United States Court of Appeals
Fifth Circuit
F I L E D
IN THE UNITED STATES COURT OF APPEALS
FOR THE FIFTH CIRCUIT February 17, 2004
Charles R. Fulbruge III
Clerk
No. 03-40897
Conference Calendar
JOHN C. SPURLOCK,
Plaintiff-Appellant,
versus
WAYNE SCOTT, sued in their individual capacities and
official capacities; ARTHUR H. VELASQUEZ, sued in their
individual capacities and official capacities; BRENDA
CHANEY, sued in their individual capacities and official
capacities; AMADO IGLESIAS, sued in their individual
capacities and official capacities; JAMES C. SCHROEDTER,
sued in their individual capacities and official capacities;
FLOYD LANGE, sued in their individual capacities and
official capacities; RANDY E. SMIDT, sued in their
individual capacities and official capacities; MICHAEL K.
LOTT, sued in their individual capacities and official
capacities; PATRICK A. PATEK, sued in their individual
capacities and official capacities; GLEN A YOUNG, sued in
their individual capacities and official capacities; FRANK
RODRIQUEZ, sued in their individual capacities and official
capacities; DEBORAH G. VILLARREAL, sued in their individual
capacities and official capacities,
Defendants-Appellees.
--------------------
Appeal from the United States District Court
for the Southern District of Texas
USDC No.

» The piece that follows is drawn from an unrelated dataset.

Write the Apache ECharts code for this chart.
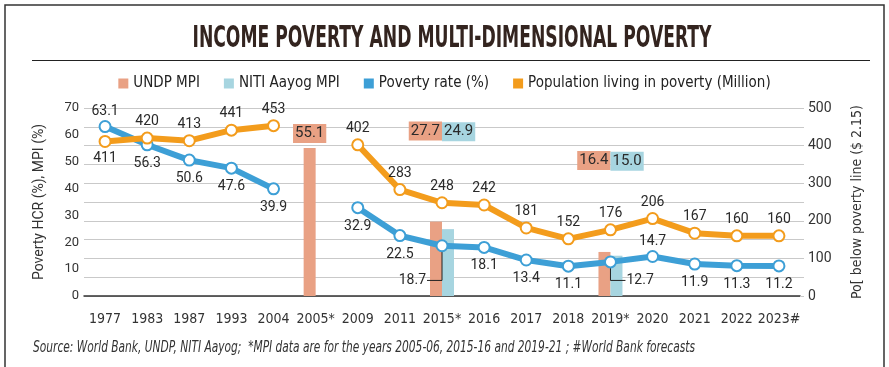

V-00-CV-67
-------------------
Before HIGGINBOTHAM, EMILIO M. GARZA, and PRADO, Circuit Judges.
PER CURIAM:*
*
Pursuant to 5TH CIR. R. 47.5, the court has determined
that this opinion should not be published and is not precedent
except under the limited circumstances set forth in 5TH CIR.
R. 47.5.4.
No. 03-40897
-2-
John Spurlock, Texas prisoner # 741571, moves for leave to
proceed in forma pauperis (“IFP”) following the district court's
dismissal of his 42 U.S.C. § 1983 civil rights complaint as
frivolous pursuant to 28 U.S.C. § 1915(e). Spurlock's motion is
a challenge to the district court's certification that his appeal
is not taken in good faith. See Baugh v. Taylor, 117 F.3d 197,
202 (5th Cir. 1997).
Spurlock argues that the district court lacked jurisdiction
to consider various orders and should have granted a stay pending
a ruling in the appellate court on his writ of mandamus, that the
district court denied his request for IFP in retaliation for the
mandamus action, and that the district court should have recused
itself from considering Spurlock’s IFP motion.
Spurlock has filed a motion for leave to supplement his
brief. His motion is GRANTED. Spurlock has not shown that
the district court erred in certifying that the appeal is not
taken in good faith. He has not shown that he will present a
nonfrivolous issue on appeal. See Howard v. King, 707 F.2d 215,
220 (5th Cir. 1983). Accordingly, the motion for leave to
proceed IFP is DENIED and the appeal is DISMISSED as frivolous.
Baugh, 117 F.3d at 202 n.24; 5TH CIR. R. 42.2.
Spurlock is CAUTIONED that the dismissal of this appeal and
the district court’s dismissal count as two “strikes” for
purposes of 28 U.S.C. § 1915(g) and that if he accumulates three
strikes, he will not be able to proceed IFP in any civil action
No. 03-40897
-3-
or appeal filed while he is incarcerated or detained in any
facility unless he is under imminent danger of serious physical
injury. See Adepegba v. Hammons, 103 F.3d 383, 388 (5th Cir.
1996).
MOTION TO SUPPLEMENT GRANTED; IFP MOTION DENIED; APPEAL
DISMISSED; SANCTIONS WARNING ISSUED.